En plus des conséquences directes de ces événements en termes d’image, l’industrie pharmaceutique vit arriver en décembre 2011 (loi du 29 déc) le durcissement des règles de communication sur les médicaments. Punition injuste pour certains : toute publicité sur un médicament auprès des professionnels de santé doit désormais recevoir l’aval de l’agence nationale de sécurité du médicament et des produits de santé. Elle reçoit alors un « visa de publicité » valable pendant un temps limité. Une mesure de contrôle a priori qui aura notamment pour répercussion une réduction en volume des publicités sur les médicaments.
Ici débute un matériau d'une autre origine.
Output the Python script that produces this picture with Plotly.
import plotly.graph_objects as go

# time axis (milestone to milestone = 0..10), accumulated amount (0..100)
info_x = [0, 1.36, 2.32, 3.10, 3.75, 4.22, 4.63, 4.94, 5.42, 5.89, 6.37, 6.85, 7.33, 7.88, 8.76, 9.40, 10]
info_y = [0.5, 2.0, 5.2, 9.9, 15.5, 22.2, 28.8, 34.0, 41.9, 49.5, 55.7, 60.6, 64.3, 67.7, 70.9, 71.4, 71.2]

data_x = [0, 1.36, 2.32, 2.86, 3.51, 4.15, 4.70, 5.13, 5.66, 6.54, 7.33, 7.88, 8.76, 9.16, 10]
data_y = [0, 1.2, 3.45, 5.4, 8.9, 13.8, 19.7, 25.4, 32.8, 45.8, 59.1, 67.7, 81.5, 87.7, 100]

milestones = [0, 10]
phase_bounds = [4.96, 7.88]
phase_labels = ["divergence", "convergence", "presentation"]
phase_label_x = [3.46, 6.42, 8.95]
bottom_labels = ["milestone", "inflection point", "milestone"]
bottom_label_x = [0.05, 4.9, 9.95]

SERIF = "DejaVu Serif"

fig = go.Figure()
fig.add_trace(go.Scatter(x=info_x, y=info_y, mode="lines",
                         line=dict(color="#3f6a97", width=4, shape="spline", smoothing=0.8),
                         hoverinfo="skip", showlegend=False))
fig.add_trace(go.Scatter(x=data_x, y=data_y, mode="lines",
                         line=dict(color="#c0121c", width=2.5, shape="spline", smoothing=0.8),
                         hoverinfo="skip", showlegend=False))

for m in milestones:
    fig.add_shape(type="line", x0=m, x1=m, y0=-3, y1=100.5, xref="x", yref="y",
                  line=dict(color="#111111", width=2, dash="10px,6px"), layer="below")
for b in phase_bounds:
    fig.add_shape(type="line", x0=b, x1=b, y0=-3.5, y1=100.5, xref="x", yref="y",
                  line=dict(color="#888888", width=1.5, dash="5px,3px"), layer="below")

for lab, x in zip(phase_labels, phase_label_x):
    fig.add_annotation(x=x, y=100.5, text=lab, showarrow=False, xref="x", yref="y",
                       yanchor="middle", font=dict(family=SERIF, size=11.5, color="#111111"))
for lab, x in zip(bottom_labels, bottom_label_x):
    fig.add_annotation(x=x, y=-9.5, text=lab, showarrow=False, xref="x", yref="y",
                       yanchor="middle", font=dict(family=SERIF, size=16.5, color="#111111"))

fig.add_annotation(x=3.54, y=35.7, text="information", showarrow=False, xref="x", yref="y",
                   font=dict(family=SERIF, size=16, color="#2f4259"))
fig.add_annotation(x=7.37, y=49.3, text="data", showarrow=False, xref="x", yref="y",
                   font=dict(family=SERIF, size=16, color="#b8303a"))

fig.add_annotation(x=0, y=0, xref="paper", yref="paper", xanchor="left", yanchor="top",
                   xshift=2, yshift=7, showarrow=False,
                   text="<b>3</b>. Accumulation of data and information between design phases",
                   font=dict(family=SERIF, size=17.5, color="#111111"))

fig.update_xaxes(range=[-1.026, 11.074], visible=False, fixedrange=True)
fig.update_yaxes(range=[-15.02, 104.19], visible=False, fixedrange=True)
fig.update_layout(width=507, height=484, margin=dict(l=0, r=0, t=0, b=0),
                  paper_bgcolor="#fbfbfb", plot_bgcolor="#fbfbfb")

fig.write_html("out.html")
Est-ce à dire que la communication sur les produits de santé est en voie d’extinction ? En mutation vraisemblablement, tandis que les entreprises du médicament apprennent à communiquer de façon plus responsable, et autrement que sur les seuls bénéfices de leurs molécules.
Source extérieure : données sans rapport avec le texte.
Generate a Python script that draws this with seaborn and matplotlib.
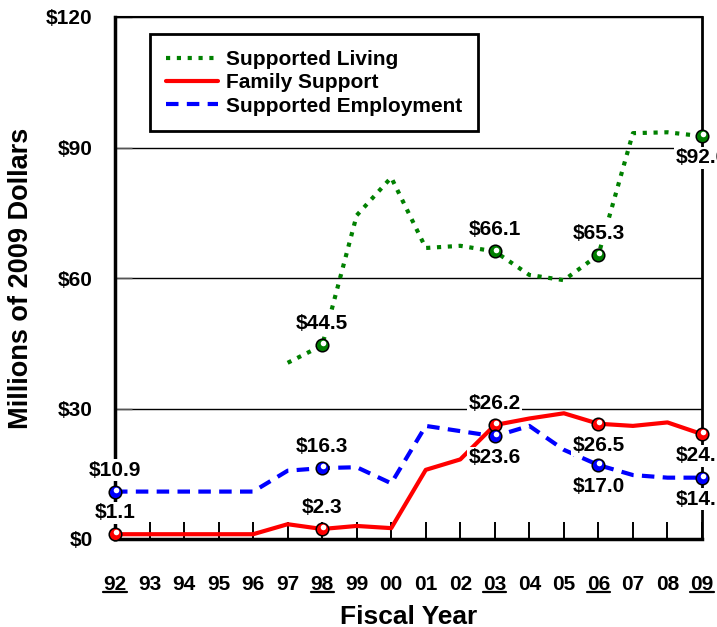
import matplotlib
matplotlib.use("Agg")
import matplotlib.pyplot as plt
import matplotlib.transforms as mtransforms
from matplotlib.lines import Line2D
import numpy as np
import pandas as pd
import seaborn as sns

# fiscal years shown on the x axis
years = ["92", "93", "94", "95", "96", "97", "98", "99", "00",
         "01", "02", "03", "04", "05", "06", "07", "08", "09"]
marked_years = ["92", "98", "03", "06", "09"]

# millions of 2009 dollars
supported_living = [np.nan, np.nan, np.nan, np.nan, np.nan, 40.5, 44.5, 74.4, 83.1,
                    66.9, 67.4, 66.1, 60.7, 59.5, 65.3, 93.3, 93.5, 92.6]
family_support = [1.1, 1.1, 1.1, 1.1, 1.1, 3.4, 2.3, 3.0, 2.5,
                  15.9, 18.3, 26.2, 27.7, 28.9, 26.5, 26.0, 26.8, 24.1]
supported_employment = [10.9, 10.9, 10.9, 10.9, 10.9, 15.7, 16.3, 16.5, 12.8,
                        26.0, 24.8, 23.6, 26.0, 20.5, 17.0, 14.7, 14.1, 14.1]

y_ticks = [0, 30, 60, 90, 120]

sns.set_style("white")
plt.rcParams["font.family"] = ["Liberation Sans", "DejaVu Sans"]
plt.rcParams["font.weight"] = "bold"
plt.rcParams["text.color"] = "black"
plt.rcParams["axes.labelcolor"] = "black"
plt.rcParams["xtick.color"] = "black"
plt.rcParams["ytick.color"] = "black"
plt.rcParams["xtick.bottom"] = True
plt.rcParams["ytick.left"] = True

df = pd.DataFrame({
    "year": years,
    "pos": range(len(years)),
    "Supported Living": supported_living,
    "Family Support": family_support,
    "Supported Employment": supported_employment,
})
marked = df[df["year"].isin(marked_years)]

# name, line colour, line style, label placement (+1 above / -1 below)
series = [
    ("Supported Living", "#008000", (0, (1, 1.6)),
     {"98": 1, "03": 1, "06": 1, "09": -1}),
    ("Family Support", "#ff0000", "-",
     {"92": 1, "98": 1, "03": 1, "06": -1, "09": -1}),
    ("Supported Employment", "#0000ff", (0, (3, 2)),
     {"92": 1, "98": 1, "03": -1, "06": -1, "09": -1}),
]

fig = plt.figure(figsize=(7.17, 6.27), dpi=100)
ax = fig.add_axes([115 / 717, 88 / 627, 587 / 717, 522 / 627])

shine = mtransforms.offset_copy(ax.transData, fig=fig, x=0.6, y=1.4, units="points")
handles = []
for name, color, ls, placement in series:
    sns.lineplot(data=df, x="pos", y=name, ax=ax, color=color, linestyle=ls,
                 linewidth=3, solid_capstyle="butt", dash_capstyle="butt", zorder=3)
    handles.append(Line2D([], [], color=color, linestyle=ls, linewidth=3,
                          dash_capstyle="butt", label=name))
    sns.scatterplot(data=marked, x="pos", y=name, ax=ax, color=color, edgecolor="black",
                    linewidth=1.1, s=82, zorder=7, clip_on=False, legend=False)
    sns.scatterplot(data=marked, x="pos", y=name, ax=ax, color="white", linewidth=0,
                    s=16, zorder=8, clip_on=False, legend=False, transform=shine)
    for yr, d in placement.items():
        row = df[df["year"] == yr].iloc[0]
        v = row[name]
        ax.annotate(f"${v:.1f}", xy=(row["pos"], v), xytext=(0, 15.5 * d),
                    textcoords="offset points", ha="center", va="center",
                    fontsize=15, fontweight="bold", zorder=6,
                    annotation_clip=False,
                    bbox=dict(fc="white", ec="none", pad=1))

ax.set_xlim(0, len(years) - 1)
ax.set_ylim(y_ticks[0], y_ticks[-1])
ax.set_xticks(range(len(years)))
ax.set_xticklabels(years)
ax.set_yticks(y_ticks)
ax.set_yticklabels([f"${t}" for t in y_ticks])
ax.tick_params(axis="x", which="major", direction="in", length=12, width=1.4,
               color="black", labelsize=15, labelcolor="black", bottom=True, pad=26)
ax.tick_params(axis="y", which="major", direction="in", length=12, width=1,
               color="#555555", labelsize=15, labelcolor="black", left=True, pad=16)
ax.grid(axis="y", color="black", linewidth=1)
ax.set_axisbelow(True)

ax.set_xlabel("Fiscal Year", fontsize=19, fontweight="bold", labelpad=8)
ax.set_ylabel("Millions of 2009 Dollars", fontsize=19.5, fontweight="bold", labelpad=9)

for side, w in {"left": 2.5, "bottom": 2.5, "right": 2, "top": 1.5}.items():
    ax.spines[side].set_visible(True)
    ax.spines[side].set_color("black")
    ax.spines[side].set_linewidth(w)

leg = ax.legend(handles=handles, loc="upper left", bbox_to_anchor=(0.06, 0.967),
                borderaxespad=0, frameon=True, fancybox=False, edgecolor="black",
                fontsize=15, handlelength=2.5, handletextpad=0.4, labelspacing=0.21,
                borderpad=0.75, framealpha=1)
leg.get_frame().set_linewidth(2)
leg.set_zorder(9)

# underline the highlighted years
fig.canvas.draw()
renderer = fig.canvas.get_renderer()
for lbl in ax.get_xticklabels():
    if lbl.get_text() in marked_years:
        bb = lbl.get_window_extent(renderer)
        y = bb.y0 + 2
        fig.add_artist(Line2D([bb.x0, bb.x1], [y, y], color="black", linewidth=1.6,
                              transform=mtransforms.IdentityTransform()))

fig.savefig("out.png", dpi=100)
Vers un engagement moderne

Il est peut être temps de montrer au monde que les politiques de responsabilité sociétale des entreprises du médicament prennent leur place. Mais sans pour autant renier le marketing produit, précise Pierre Auberger : « le marketing produit devrait logiquement garder une place capitale pour promouvoir les bénéfices apportés aux clients. A côté de cela, le marketing – RSE devrait pouvoir se développer comme dans d’autre secteurs d’activité ».

L’industrie du médicament doit faire un effort de pédagogie, montrer qu’elle agit concrètement pour l’efficience du système de santé – défi au moins aussi urgent que de développer des molécules efficaces. « A titre d’exemple, chez Bouygues, nous avons profondément transformé le modèle économique de nos activités de BTP et d’immobilier en passant à la «construction durable » en réalisant des bâtiments basse consommation d’énergie et des immeubles à énergie positive, qui produisent plus d’énergie qu’ils n’en consomment. En créant des éco-quartiers, dans le respect de la biodiversité, et redistribuant l’énergie, nous visons une conduite exemplaire sur le plan environnemental et sociétal, et un modèle où chacun peut se loger. », poursuit Pierre Auberger. De la même manière, dans un système de santé fragile, où existent une pénurie de soignants et une inégalité d’accès aux soins, les entreprises du médicament devraient valoriser leurs actions exemplaires. Soutenir les associations de patients, innover en matière de formation des équipes soignantes, favoriser l’accès aux soins…. « Attention au « green washing », termine Pierre Auberger, la communication de l’entreprise doit s’appuyer sur une politique RSE sincère et sérieuse afin d’être crédible et écoutée. Dans le cas contraire, la communication aurait des conséquences négatives voire dramatiques sur son image de marque» Clarifier sa communication produit pour mieux s’engager à travers les causes sociétales.